We asked market research expert, Diana Montador, what is market research, and why it it useful? As it turns out, market research is for every entrepreneur, and can be the building blocks of a successful business!
So, Diana, can you give us a bit of background into your career?
I knew I wanted to have a commercial focus, and wanted to work with tech businesses. After I graduated, I got in my car and drove to Silicon Valley, where I started my career in market research. I’ve worked with some great companies including Yahoo! and eBay, helping them understand the markets that they’re in, and their customers. After moving to the UK and continuing to work with big tech firms, I eventually moved to Scotland. Eventually, I started up my own business and now do consulting. Being a business owner has been a fabulous challenge in a very different way.
What is market research and why is it useful?
Market research is the study of customers and markets. It involves looking at actual or potential customers, competitors, market dynamics, and the regulatory environment, to understand how your business could fit into that picture. By understanding your market, you can figure out where you could slot in.

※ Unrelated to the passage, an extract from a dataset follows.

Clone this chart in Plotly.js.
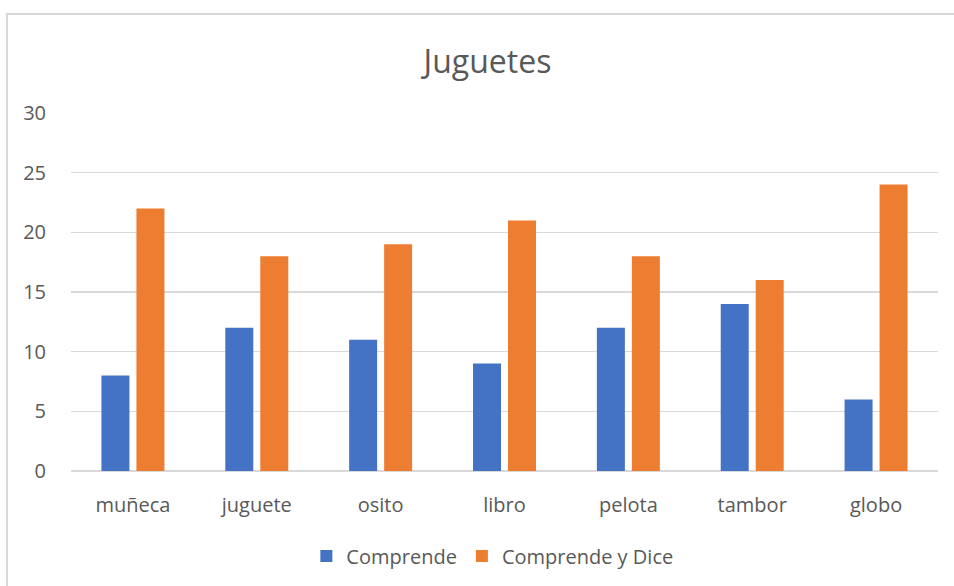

Often, market research means connecting with customers directly. Examples of market research include discussions or focus groups or surveys. It’s about trying to get feedback from people on their interests and attitudes towards things that are relevant to your business.
“People are fascinating. How they make decisions is fascinating. That’s what’s so fantastic about market research. You can understand how people decide what they do, and how you can give them information and education to influence those decisions”
Let’s say I’m wanting to start my own business selling pens and I want to use some market research. Where do I start?
Start by understanding who’s already in the market; understand what competitors are doing and where the gaps might be. Google is a great place to start when you don’t know anything.
Next, you need to understand what your differentiator is. If you can understand your unique selling point, you can then go to potential customers and work out if there is a meaningful difference that would make them want to buy.
Being an entrepreneur is busy work! If time and money are tight, what market research is possible?
You don’t need to spend a lot of time or money. At early stages, there’s lots you can do on your own. Make sure you know your market before you enter it and do your research up front.
Google or SurveyMonkey are great places to start. Or, put a survey on LinkedIn or Twitter. You can reach large groups of people and get feedback, for free. In short, the more information you can gather, the better.
Who should we be asking for feedback?
Friends and family are not going to tell you that they don’t love your idea. They should be encouraging you, as your loved ones. For non-biased feedback, try to reach people that you don’t know with your market research. Identify the people who have the potential to be your customers – are they from the right age range? Are their shopping behaviours relevant to your business?
How do we reach people that we don’t know when researching?
The Market Research Society has given guidance that you should only be doing face-to-face market research when there is definitely no other alternative. However, there are so many other great ways to reach people online.
Social media is a fantastic, free way to access large groups of people. Keep in mind that if you put up a survey on a private social media account, it is more likely to go to your social circle. Get your network to share your market research more widely, and then you’ll reach people that you don’t know. Similarly, enterprise communities like the Women’s Business Centre is another great way to reach out to like-minded people for help.
If I have a new, innovative business idea, should I be worried that someone might copy it when I ask questions in my market research?
You can ask questions that don’t necessarily give your idea away, such as asking what their current shopping behaviours are, what interests them, what price range works, etc.
If you’re speaking to businesses about your proposition, you can sign non-disclosure agreements. Speak to a lawyer early on if protecting your intellectual property is a concern for your business.
Diana, it’s been fantastic to hear advice from a market research expert and a woman entrepreneur yourself! What top tip do you have for women business owners?
“My top tip would be to get to know your customers. No matter what stage of the business journey you’re at, make sure to continue learning about your customers as your business base grows. You’ll learn new things every day if you ask the right questions.”